Tests added or strengthened

  • crates/omnigraph/tests/lance_surface_guards.rs — 8 named guards pinning Lance API surfaces against silent drift on future bumps.
  • crates/omnigraph/tests/policy_engine_chassis.rs — engine-level policy enforcement coverage; complements the existing HTTP policy tests.
  • Policy chassis e2e gap-fills — branch-merge, branch-create, branch-delete policy paths now have explicit end-to-end tests over HTTP and CLI.
  • Merge-pair truth table — exhaustive op-variant matrix for three-way merge across noop, addNode, removeNode, addEdge, removeEdge, setProperty, dropProperty, addLabel, removeLabel; the build fails to compile when a new op variant is added without dispositioning every pairing.

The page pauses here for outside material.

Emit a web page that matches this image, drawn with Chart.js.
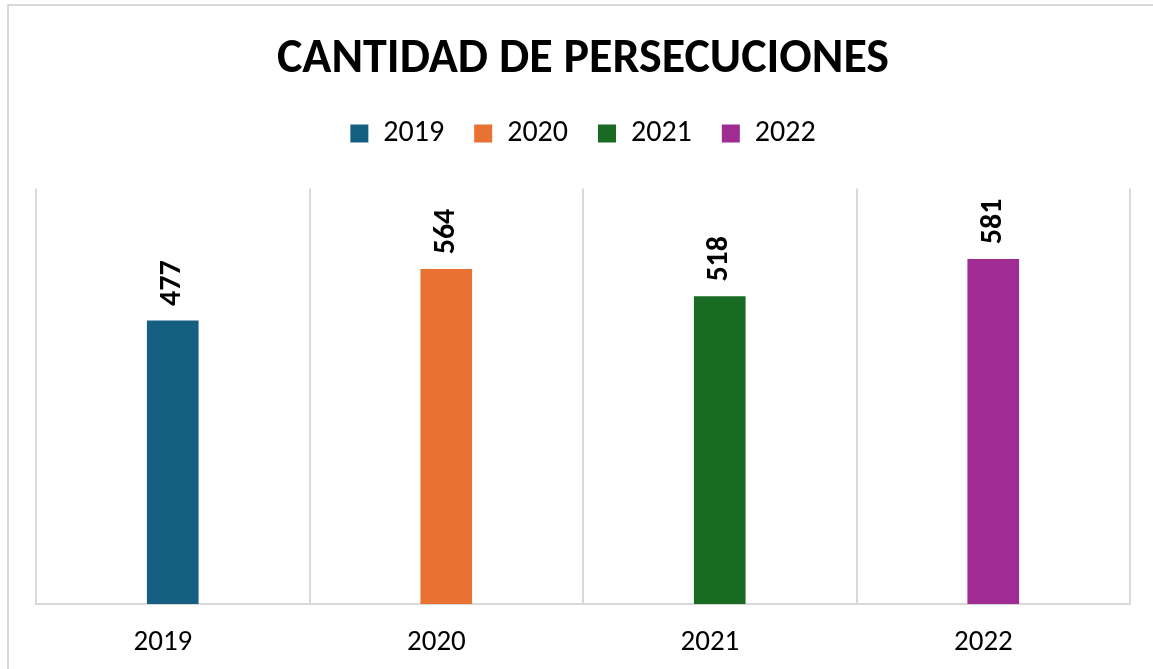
<!DOCTYPE html>
<html>
<head>
<meta charset="utf-8">
<script src="https://cdn.jsdelivr.net/npm/chart.js@4"></script>
<style>
  html, body { margin: 0; padding: 0; background: #fff; }
  #frame { position: absolute; left: 7px; top: 4px; width: 1200px; height: 700px;
           border-left: 2px solid #d9d9d9; border-top: 2px solid #d9d9d9; }
  #wrap { position: absolute; left: 0; top: 0; width: 1153px; height: 669px; }
</style>
</head>
<body>
<div id="frame"></div>
<div id="wrap"><canvas id="chart" width="1153" height="669"></canvas></div>
<script>
// Chart data
const years = ['2019', '2020', '2021', '2022'];
const persecuciones = [477, 564, 518, 581];
const barColors = ['#156082', '#E97132', '#196B24', '#A02B93'];

const FONT = 'Calibri, Carlito, Lato, sans-serif';

// one dataset per year so each gets its own legend entry
const datasets = years.map(function (year, i) {
    return {
        label: year,
        data: years.map((y, j) => (j === i ? persecuciones[i] : null)),
        backgroundColor: barColors[i],
        barThickness: 51
    };
});

// rotated value labels above the bars
const valueLabels = {
    id: 'valueLabels',
    afterDatasetsDraw(chart) {
        const ctx = chart.ctx;
        chart.data.datasets.forEach(function (ds, i) {
            const meta = chart.getDatasetMeta(i);
            meta.data.forEach(function (bar, j) {
                if (ds.data[j] == null) return;
                ctx.save();
                ctx.translate(bar.x, bar.y - 15);
                ctx.rotate(-Math.PI / 2);
                ctx.font = 'bold 30px ' + FONT;
                ctx.fillStyle = '#000';
                ctx.textAlign = 'left';
                ctx.textBaseline = 'middle';
                ctx.fillText(ds.data[j], 0, 0);
                ctx.restore();
            });
        });
    }
};

// extra room between legend and plot area
const legendSpace = {
    id: 'legendSpace',
    beforeInit(chart) {
        const fit = chart.legend.fit;
        chart.legend.fit = function () {
            fit.bind(chart.legend)();
            this.height += 30;
        };
    }
};

new Chart(document.getElementById('chart'), {
    type: 'bar',
    data: { labels: years, datasets: datasets },
    plugins: [valueLabels, legendSpace],
    options: {
        responsive: false,
        animation: false,
        skipNull: true,
        layout: { padding: { left: 36, right: 23, top: 0, bottom: 0 } },
        plugins: {
            title: {
                display: true,
                text: 'CANTIDAD DE PERSECUCIONES',
                color: '#000',
                font: { family: FONT, size: 48, weight: 'bold' },
                padding: { top: 31, bottom: 0 }
            },
            legend: {
                position: 'top',
                labels: {
                    color: '#000',
                    boxWidth: 18,
                    boxHeight: 18,
                    padding: 30,
                    font: { family: FONT, size: 30 }
                }
            },
            tooltip: { enabled: false }
        },
        scales: {
            x: {
                afterFit(axis) { axis.height = 65; },
                grid: { color: '#d9d9d9', lineWidth: 2, drawTicks: false, offset: true },
                border: { color: '#d9d9d9', width: 2 },
                ticks: {
                    color: '#000',
                    padding: 21,
                    font: { family: FONT, size: 29 },
                    // Excel sits the labels slightly left of the bar centre
                    callback: function (val) { return this.getLabelForValue(val) + '   '; }
                }
            },
            y: {
                display: false,
                min: 0,
                max: 700
            }
        }
    }
});
</script>
</body>
</html>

  • Merge-insert: regression for the dup-rowid bug class on the load surface (load_merge_repeated_against_overlapping_keys_succeeds), the update surface (second_sequential_update_on_same_row_succeeds), and the upstream-Lance-gap canary (load_merge_window_2_documents_upstream_lance_gap).
  • Maintenance + destructive-migration coverage — omnigraph optimize / cleanup boundary cases, plus schema-apply soft-drop and Hard-mode paths.

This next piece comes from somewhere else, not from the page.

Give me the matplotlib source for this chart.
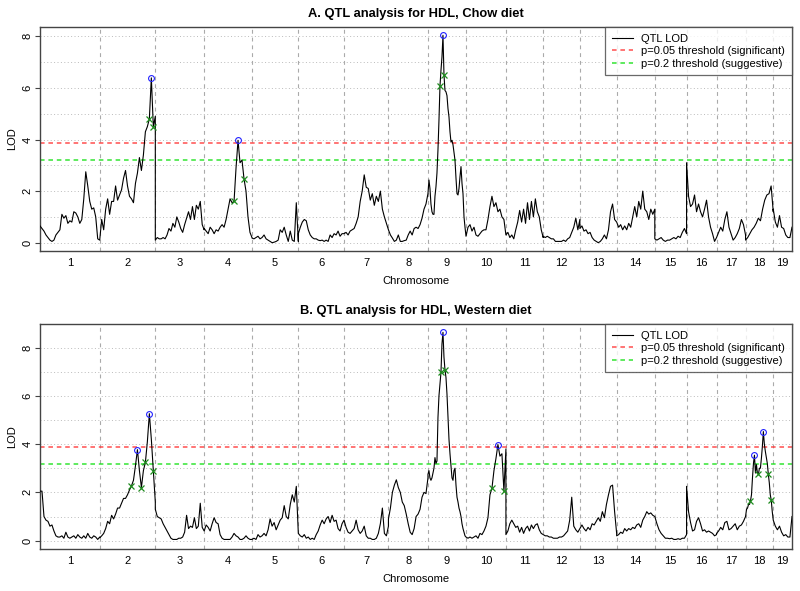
import numpy as np
import matplotlib
matplotlib.use("Agg")
import matplotlib.pyplot as plt
from matplotlib.lines import Line2D

plt.rcParams['font.family'] = ['Liberation Sans', 'DejaVu Sans']

# ---------------- data ----------------
chrom_names = [str(i) for i in range(1, 20)]
chrom_len_mb = [195.5, 182.1, 160.0, 156.5, 151.8, 149.7, 145.4, 129.4, 124.6,
                130.7, 122.1, 120.1, 120.4, 124.9, 104.0, 98.2, 95.0, 90.7, 61.4]

# LOD profile, chow diet (evenly spaced loci along each chromosome)
chow_01 = [0.65, 0.55, 0.45, 0.3, 0.2, 0.1, 0.05, 0.1, 0.3, 0.4, 0.5, 1.1, 0.95, 1.05, 0.75, 0.85,
           0.8, 1.2, 1.15, 1.0, 0.75, 0.9, 1.7, 2.75, 2.2, 1.6, 1.3, 1.35, 1.0, 0.15, 0.1]
chow_02 = [0.1, 0.9, 0.5, 1.3, 1.7, 1.1, 1.6, 1.6, 2.2, 1.65, 1.85, 2.05, 2.5, 2.8, 2.2, 1.8,
           1.7, 1.55, 2.3, 2.7, 3.3, 2.8, 3.4, 4.3, 4.5, 4.8, 6.39, 4.5, 4.9]
chow_03 = [0.1, 0.2, 0.15, 0.15, 0.2, 0.15, 0.3, 0.55, 0.45, 0.75, 0.6, 1.0, 0.8, 0.55, 0.4, 0.7,
           0.95, 1.2, 0.9, 1.4, 0.9, 1.45, 1.3, 1.6, 0.7, 0.5]
chow_04 = [0.55, 0.45, 0.35, 0.6, 0.5, 0.35, 0.5, 0.45, 0.6, 0.7, 0.6, 0.9, 1.3, 1.7, 1.55, 1.6,
           2.9, 3.97, 3.1, 3.2, 2.48, 2.0, 1.0, 0.4, 0.2]
chow_05 = [0.18, 0.15, 0.2, 0.25, 0.15, 0.2, 0.3, 0.15, 0.1, 0.05, 0.0, 0.02, 0.05, 0.1, 0.5, 0.4,
           0.6, 0.3, 0.05, 0.45, 0.1, 0.05, 1.55, 0.05]
chow_06 = [0.35, 0.6, 0.8, 0.9, 0.85, 0.5, 0.3, 0.2, 0.15, 0.15, 0.1, 0.08, 0.1, 0.05, 0.1, 0.05,
           0.3, 0.2, 0.35, 0.3, 0.45, 0.25, 0.35, 0.35]
chow_07 = [0.35, 0.4, 0.3, 0.45, 0.5, 0.55, 0.75, 1.0, 1.6, 2.0, 2.63, 2.15, 2.1, 1.65, 1.9, 1.45,
           1.8, 1.6, 2.0, 1.3, 1.0, 0.75, 0.5]
chow_08 = [0.5, 0.3, 0.18, 0.05, 0.1, 0.3, 0.05, 0.05, 0.08, 0.1, 0.3, 0.45, 0.3, 0.55, 0.6, 0.55,
           0.7, 0.95, 1.3, 1.5, 1.9]
chow_09 = [1.9, 2.43, 2.1, 1.5, 1.2, 1.1, 1.1, 1.8, 2.17, 2.7, 3.6, 4.75, 6.07, 6.68, 7.2, 8.04,
           6.51, 5.9, 5.85, 5.7, 5.2, 4.88, 4.3, 3.9, 3.97, 3.8, 3.5, 3.2, 2.5, 1.9, 1.85, 2.1,
           2.56, 2.95, 2.3, 1.9, 1.0, 0.6, 0.25]
chow_10 = [0.25, 0.6, 0.7, 0.45, 0.6, 0.3, 0.25, 0.35, 0.45, 0.5, 0.5, 0.9, 1.4, 1.8, 1.4, 1.55,
           1.2, 1.3, 1.0, 0.9, 0.3]
chow_11 = [0.3, 0.4, 0.2, 0.3, 0.15, 0.5, 0.8, 1.25, 0.8, 1.3, 0.75, 1.55, 0.9, 1.6, 1.0, 1.7,
           1.2, 1.0, 0.5, 0.2]
chow_12 = [0.25, 0.2, 0.25, 0.2, 0.15, 0.15, 0.05, 0.05, 0.05, 0.05, 0.1, 0.05, 0.15, 0.2, 0.4,
           0.6, 0.95, 0.5, 0.9]
chow_13 = [0.55, 0.65, 0.45, 0.5, 0.35, 0.4, 0.2, 0.1, 0.05, 0.0, 0.05, 0.15, 0.3, 0.15, 0.5,
           1.2, 1.5, 0.9, 0.8]
chow_14 = [0.8, 0.6, 0.7, 0.5, 0.65, 0.5, 0.75, 0.6, 1.0, 1.4, 1.0, 1.6, 1.3, 2.0, 1.3, 1.2,
           0.9, 1.3, 1.1, 1.3]
chow_15 = [0.15, 0.1, 0.15, 0.2, 0.1, 0.05, 0.1, 0.1, 0.15, 0.2, 0.15, 0.25, 0.2, 0.4, 0.55, 0.35]
chow_16 = [3.1, 1.8, 1.4, 1.5, 1.85, 1.2, 1.5, 1.2, 1.0, 1.3, 1.65, 1.0, 0.6, 0.35, 0.05, 0.2]
chow_17 = [0.2, 0.4, 0.6, 0.45, 0.9, 1.2, 0.6, 0.35, 0.1, 0.2, 0.35, 0.55, 0.9, 0.7, 0.3]
chow_18 = [0.1, 0.2, 0.35, 0.5, 0.6, 0.75, 0.95, 0.85, 1.3, 1.65, 1.85, 1.9, 2.2, 1.2]
chow_19 = [1.3, 0.8, 0.6, 1.05, 0.6, 0.55, 0.3, 0.2, 0.2, 0.6]

# LOD profile, western diet
west_01 = [2.05, 2.05, 1.0, 0.85, 0.8, 0.6, 0.65, 0.4, 0.2, 0.15, 0.15, 0.2, 0.1, 0.35, 0.15, 0.1,
           0.15, 0.2, 0.1, 0.25, 0.15, 0.1, 0.2, 0.1, 0.3, 0.15, 0.1, 0.2, 0.15, 0.05, 0.15]
west_02 = [0.12, 0.2, 0.3, 0.5, 0.8, 0.7, 1.05, 0.9, 1.1, 1.35, 1.35, 1.55, 1.75, 1.75, 1.9, 2.1,
           2.27, 2.5, 3.1, 3.77, 2.9, 2.2, 2.9, 3.24, 4.1, 5.26, 4.2, 2.87, 1.6]
west_03 = [1.3, 1.0, 0.95, 0.9, 0.7, 0.55, 0.4, 0.25, 0.1, 0.05, 0.05, 0.05, 0.1, 0.1, 0.15, 0.35,
           1.05, 0.5, 0.6, 0.55, 0.95, 0.5, 0.6, 1.55, 0.55, 0.4]
west_04 = [0.4, 0.65, 0.55, 0.4, 0.7, 0.95, 0.75, 0.7, 0.25, 0.1, 0.05, 0.05, 0.05, 0.05, 0.15,
           0.3, 0.2, 0.15, 0.05, 0.05, 0.1, 0.2, 0.1, 0.05, 0.05]
west_05 = [0.05, 0.1, 0.05, 0.25, 0.15, 0.2, 0.3, 0.2, 0.45, 0.9, 0.6, 0.75, 0.45, 0.65, 0.85,
           0.95, 1.45, 1.0, 0.9, 1.5, 1.9, 1.6, 2.25, 0.4]
west_06 = [0.3, 0.2, 0.15, 0.25, 0.1, 0.15, 0.05, 0.1, 0.05, 0.25, 0.4, 0.65, 0.85, 0.7, 0.9, 1.0,
           0.75, 1.05, 0.8, 0.85, 0.5, 0.4, 0.7, 0.85]
west_07 = [0.85, 0.55, 0.35, 0.3, 0.4, 0.5, 0.85, 0.45, 0.3, 0.4, 0.6, 0.2, 0.1, 0.1, 0.05, 0.05,
           0.1, 0.3, 0.7, 1.35, 0.3, 0.2, 0.6]
west_08 = [0.9, 1.35, 2.0, 2.3, 2.52, 2.2, 2.0, 1.6, 1.45, 1.1, 0.7, 0.35, 0.25, 0.5, 1.0, 1.1,
           1.3, 1.8, 2.0, 1.95, 2.6]
west_09 = [2.75, 2.9, 2.6, 2.5, 2.6, 2.8, 3.0, 3.44, 3.2, 3.3, 5.1, 6.0, 6.5, 6.97, 8.15, 8.63,
           7.6, 7.08, 6.76, 6.07, 5.1, 4.2, 3.6, 3.1, 2.6, 2.5, 2.9, 3.0, 2.3, 1.8, 1.6, 1.35,
           1.2, 1.0, 0.7, 0.5, 0.35, 0.2, 0.15]
west_10 = [0.15, 0.1, 0.15, 0.1, 0.15, 0.2, 0.1, 0.3, 0.25, 0.4, 0.6, 0.95, 1.9, 2.17, 2.9, 3.4,
           3.98, 3.5, 3.6, 2.05, 3.8]
west_11 = [0.25, 0.4, 0.7, 0.85, 0.7, 0.55, 0.6, 0.35, 0.55, 0.3, 0.5, 0.6, 0.4, 0.65, 0.5, 0.65,
           0.7, 0.45, 0.3, 0.25]
west_12 = [0.25, 0.2, 0.2, 0.15, 0.15, 0.1, 0.1, 0.1, 0.15, 0.15, 0.2, 0.3, 0.4, 0.85, 1.8, 0.6,
           0.45, 0.35, 0.5]
west_13 = [0.5, 0.65, 0.5, 0.4, 0.55, 0.45, 0.7, 0.65, 0.8, 0.95, 0.8, 1.2, 0.95, 1.5, 1.9, 2.25,
           2.3, 1.2, 0.3]
west_14 = [0.2, 0.25, 0.35, 0.3, 0.5, 0.4, 0.5, 0.45, 0.55, 0.5, 0.65, 0.7, 0.55, 0.85, 1.0, 1.2,
           1.1, 1.15, 1.05, 1.0]
west_15 = [1.0, 0.7, 0.45, 0.3, 0.2, 0.1, 0.1, 0.08, 0.1, 0.05, 0.05, 0.08, 0.05, 0.1, 0.1, 0.25]
west_16 = [2.25, 1.2, 0.75, 0.4, 0.45, 0.8, 0.95, 0.7, 0.4, 0.45, 0.35, 0.4, 0.35, 0.3, 0.2, 0.25]
west_17 = [0.3, 0.4, 0.55, 0.45, 0.75, 0.8, 0.45, 0.5, 0.6, 0.7, 0.45, 0.6, 0.65, 0.8, 1.0]
west_18 = [1.0, 1.3, 1.35, 1.5, 1.5, 1.65, 1.9, 2.6, 3.2, 3.54, 2.8, 3.15, 2.8, 2.75, 3.0, 3.0,
           3.4, 3.9, 4.52, 4.0, 3.7, 3.45, 3.2, 2.76, 2.4, 1.9, 1.67, 1.2, 0.85]
west_19 = [0.85, 0.6, 0.45, 0.6, 0.35, 0.2, 0.25, 0.15, 0.15, 1.0]

# peaks (blue circles) and interval bounds (green crosses): (chromosome, locus index)
chow_peaks = [(2, 26), (4, 17), (9, 15)]
chow_bounds = [(2, 25), (2, 27), (4, 15), (4, 20), (9, 12), (9, 16)]
west_peaks = [(2, 19), (2, 25), (9, 15), (10, 16), (18, 9), (18, 18)]
west_bounds = [(2, 16), (2, 21), (2, 23), (2, 27), (9, 13), (9, 17), (10, 13), (10, 19),
               (18, 5), (18, 13), (18, 23), (18, 26)]

thr_significant = 3.88
thr_suggestive = 3.19

chow_lod = [chow_01, chow_02, chow_03, chow_04, chow_05, chow_06, chow_07, chow_08, chow_09, chow_10,
            chow_11, chow_12, chow_13, chow_14, chow_15, chow_16, chow_17, chow_18, chow_19]
west_lod = [west_01, west_02, west_03, west_04, west_05, west_06, west_07, west_08, west_09, west_10,
            west_11, west_12, west_13, west_14, west_15, west_16, west_17, west_18, west_19]

# ---------------- plotting ----------------
offsets = np.concatenate([[0], np.cumsum(chrom_len_mb)])
total = offsets[-1]
mids = offsets[:-1] + np.array(chrom_len_mb) / 2


def chrom_positions(lod_list):
    return [offsets[k] + np.linspace(0, chrom_len_mb[k], len(v)) for k, v in enumerate(lod_list)]


fig = plt.figure(figsize=(8.0, 5.91), dpi=100)
axA = fig.add_axes([0.05, 0.5753, 0.94, 0.379])
axB = fig.add_axes([0.05, 0.0711, 0.94, 0.3807])

frame_col = '#444444'
red_c = '#FF3030'
green_c = '#10E010'
dash = (0, (3, 2.5))

for ax, lod, peaks, bounds, title in [
        (axA, chow_lod, chow_peaks, chow_bounds, 'A. QTL analysis for HDL, Chow diet'),
        (axB, west_lod, west_peaks, west_bounds, 'B. QTL analysis for HDL, Western diet')]:
    pos = chrom_positions(lod)
    x = np.concatenate(pos)
    y = np.concatenate([np.asarray(v, float) for v in lod])
    top = y.max()
    ax.set_xlim(0, total)
    ax.set_ylim(-0.04 * top, 1.04 * top)

    # grid
    for g in range(0, int(np.floor(top)) + 1):
        ax.axhline(g, color='#BBBBBB', lw=0.7, ls=(0, (1, 2.5)), zorder=1)
    for b in offsets[1:-1]:
        ax.axvline(b, color='#AAAAAA', lw=0.8, ls=(0, (3.5, 3.5)), zorder=1)

    ax.axhline(thr_significant, color=red_c, lw=1.1, ls=dash, alpha=0.85, zorder=2)
    ax.axhline(thr_suggestive, color=green_c, lw=1.1, ls=dash, alpha=0.85, zorder=2)

    ax.plot(x, y, color='black', lw=0.8, zorder=3)

    px = [pos[c - 1][i] for c, i in peaks]
    py = [lod[c - 1][i] for c, i in peaks]
    ax.plot(px, py, ls='none', marker='o', ms=4.2, mfc='none', mec='#2222FF', mew=0.8, zorder=4)
    bx = [pos[c - 1][i] for c, i in bounds]
    by = [lod[c - 1][i] for c, i in bounds]
    ax.plot(bx, by, ls='none', marker='x', ms=4.0, color='#1E8C1E', mew=0.9, zorder=4)

    ax.set_xticks(mids)
    ax.set_xticklabels(chrom_names)
    ax.tick_params(axis='x', length=0, pad=5, labelsize=8)
    ax.set_yticks([0, 2, 4, 6, 8])
    ax.tick_params(axis='y', length=3.5, width=0.8, pad=2, labelsize=8, labelrotation=90,
                   color=frame_col)
    for lab in ax.get_yticklabels():
        lab.set_va('center')
    for s in ax.spines.values():
        s.set_color(frame_col)
        s.set_linewidth(1.0)
    ax.set_xlabel('Chromosome', fontsize=8, labelpad=6)
    ax.set_ylabel('LOD', fontsize=8, labelpad=4)
    ax.set_title(title, fontsize=9.3, fontweight='bold', pad=7)

    handles = [Line2D([], [], color='black', lw=0.8),
               Line2D([], [], color=red_c, lw=1.1, ls=dash, alpha=0.85),
               Line2D([], [], color=green_c, lw=1.1, ls=dash, alpha=0.85)]
    leg = ax.legend(handles, ['QTL LOD', 'p=0.05 threshold (significant)',
                              'p=0.2 threshold (suggestive)'],
                    loc='upper right', fontsize=8, frameon=True, fancybox=False,
                    borderaxespad=0, handlelength=1.9, handletextpad=0.75,
                    labelspacing=0.22, borderpad=0.6)
    leg.get_frame().set_edgecolor(frame_col)
    leg.get_frame().set_linewidth(0.9)

fig.savefig('out.png', dpi=100)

  • Stable-row-id preservation across stage_overwrite — pins the invariant that staged overwrites carry stable row IDs through to the committed fragment set.
  • CompOp::Contains pushdown regression (ir_filter_with_list_contains_pushes_down) — pins the new structured Expr pushdown path that retired the in-memory fallback.

Included Changes

  • Lance 4 → 6.0.1, DataFusion 52 → 53, Arrow 57 → 58 substrate upgrade.

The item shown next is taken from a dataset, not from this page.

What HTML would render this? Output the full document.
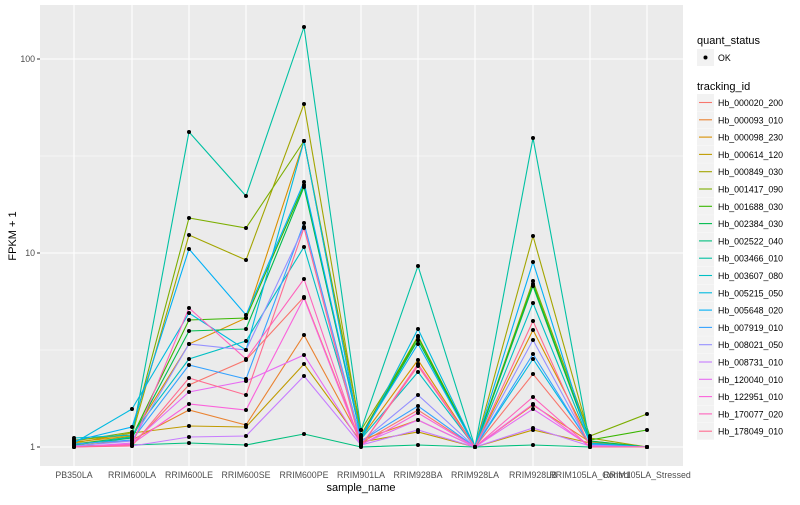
<!DOCTYPE html>
<html><head><meta charset="utf-8"><style>
body{margin:0;background:#fff;}
svg{font-family:"Liberation Sans",sans-serif;}
</style></head><body>
<svg id="s" width="800" height="500" xmlns="http://www.w3.org/2000/svg">
<rect width="800" height="500" fill="#fff"/>
<rect x="40" y="5" width="643" height="461" fill="#EBEBEB"/>
<g stroke="#fff">
<line x1="40" x2="683" y1="350" y2="350" stroke-width="0.5"/>
<line x1="40" x2="683" y1="156" y2="156" stroke-width="0.5"/>
<line x1="40" x2="683" y1="447" y2="447" stroke-width="1.1"/>
<line x1="40" x2="683" y1="253" y2="253" stroke-width="1.1"/>
<line x1="40" x2="683" y1="59" y2="59" stroke-width="1.1"/>
</g>
<g id="vg" stroke="#fff" stroke-width="1.1"></g>
<g id="lines" fill="none" stroke-width="1.1"></g>
<g id="pts" fill="#000"></g>
<g font-size="8.8" fill="#4D4D4D" text-anchor="end">
<text x="35" y="450">1</text><text x="35" y="256">10</text><text x="35" y="62">100</text>
</g>
<g stroke="#333" stroke-width="1"><line x1="37" x2="40" y1="447" y2="447"/><line x1="37" x2="40" y1="253" y2="253"/><line x1="37" x2="40" y1="59" y2="59"/></g>
<g id="xl" font-size="8.8" fill="#4D4D4D" text-anchor="middle"></g>
<text x="361" y="491" font-size="11" text-anchor="middle" fill="#000">sample_name</text>
<text transform="translate(16,236) rotate(-90)" font-size="11" text-anchor="middle" fill="#000">FPKM + 1</text>
<text x="697" y="44" font-size="11" fill="#000">quant_status</text>
<rect x="697" y="49" width="17" height="17" fill="#F2F2F2"/>
<circle cx="705.5" cy="57.5" r="2" fill="#000"/>
<text x="718" y="61" font-size="8.8" fill="#000">OK</text>
<text x="697" y="90" font-size="11" fill="#000">tracking_id</text>
<g id="leg"></g>
</svg>
<script>
var cols=["#F8766D","#EA8331","#D89000","#C09B00","#A3A500","#7CAE00","#39B600","#00BB4E","#00BF7D","#00C1A3","#00BFC4","#00BAE0","#00B0F6","#35A2FF","#9590FF","#C77CFF","#E76BF3","#FA62DB","#FF62BC","#FF6C91"];
var ids=["Hb_000020_200","Hb_000093_010","Hb_000098_230","Hb_000614_120","Hb_000849_030","Hb_001417_090","Hb_001688_030","Hb_002384_030","Hb_002522_040","Hb_003466_010","Hb_003607_080","Hb_005215_050","Hb_005648_020","Hb_007919_010","Hb_008021_050","Hb_008731_010","Hb_120040_010","Hb_122951_010","Hb_170077_020","Hb_178049_010"];
var xs=[74,132,189,246,304,361,418,475,533,590,647];
var xn=["PB350LA","RRIM600LA","RRIM600LE","RRIM600SE","RRIM600PE","RRIM901LA","RRIM928BA","RRIM928LA","RRIM928LB","RRIM105LA_Control","RRIM105LA_Stressed"];
var d=[
[446,445,385,360,297,443,410,447,374,444,447],
[446,440,410,425,335,440,420,447,405,442,447],
[442,436,344,318,141,438,360,447,330,441,447],
[443,433,426,427,364,442,432,447,430,443,447],
[440,435,235,260,104,435,336,447,236,438,447],
[441,432,218,228,141,430,340,447,281,436,414],
[444,437,320,318,185,436,337,447,284,440,430],
[445,438,331,329,187,437,340,447,286,441,447],
[446,445,443,445,434,447,445,447,445,447,447],
[445,437,132,196,27,430,266,447,138,444,447],
[438,435,359,341,247,439,372,447,303,443,447],
[443,409,313,350,141,440,329,447,359,444,447],
[441,427,249,315,182,436,344,447,262,444,447],
[444,440,365,379,223,441,406,447,354,445,447],
[446,441,344,350,227,442,395,447,340,445,447],
[446,446,437,436,376,445,430,447,428,446,447],
[447,443,392,381,355,444,420,447,409,446,447],
[447,444,404,410,298,445,413,447,404,447,447],
[447,445,308,359,279,446,364,447,397,447,447],
[447,446,378,395,228,446,366,447,321,447,447]];
var NS="http://www.w3.org/2000/svg";
function el(p,t,a,txt){var e=document.createElementNS(NS,t);for(var k in a)e.setAttribute(k,a[k]);if(txt)e.textContent=txt;document.getElementById(p).appendChild(e);}
xs.forEach(function(x,i){el("vg","line",{x1:x,x2:x,y1:5,y2:466});el("xl","text",{x:x,y:478},xn[i]);});
d.forEach(function(r,i){var pts=r.map(function(y,j){return xs[j]+","+y;}).join(" ");el("lines","polyline",{points:pts,stroke:cols[i]});r.forEach(function(y,j){el("pts","circle",{cx:xs[j],cy:y,r:2});});
var ky=94+i*17.3;el("leg","rect",{x:697,y:ky,width:17,height:17,fill:"#F2F2F2"});el("leg","line",{x1:699,x2:712,y1:ky+8.5,y2:ky+8.5,stroke:cols[i],"stroke-width":1.1});el("leg","text",{x:718,y:ky+12,"font-size":8.8,fill:"#000"},ids[i]);});
</script>
</body></html>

  • omnigraph-policy crate with engine-wide Cedar enforcement and signed-token-claim-only actor identity.
  • Schema-lint v1 chassis with OG-XXX-NNN codes, soft DropProperty / DropType semantics, and --allow-data-loss for Hard mode.
  • HTTP allow_data_loss request field parity with the CLI flag.
  • Structured DataFusion Expr filter pushdown via Scanner::filter_expr, with CompOp::Contains lowered through array_has.
  • Inline .gq source acceptance on CLI and HTTP read/mutate endpoints.
  • Optional CORS layer on omnigraph-server for browser UIs.
  • Bug fixes: merge-insert dup-rowid (FirstSeen + uniqueness precondition), branch-merge coordinator restore on error, blob-column materialization during branch merge.
  • New Lance API surface-guard test file as the canary for future Lance bumps.
  • Recovery-sidecar coverage extended across the four write paths (MutationStaging::finalize, schema_apply, branch_merge, ensure_indices) with failpoint regression tests.
  • CI: pinned rustfs/rustfs:1.0.0-beta.3 after the upstream :latest introduced a credentials-policy change.
  • Version bump to 0.5.0 across workspace crates, Cargo.lock, openapi.json, and the AGENTS.md surveyed version.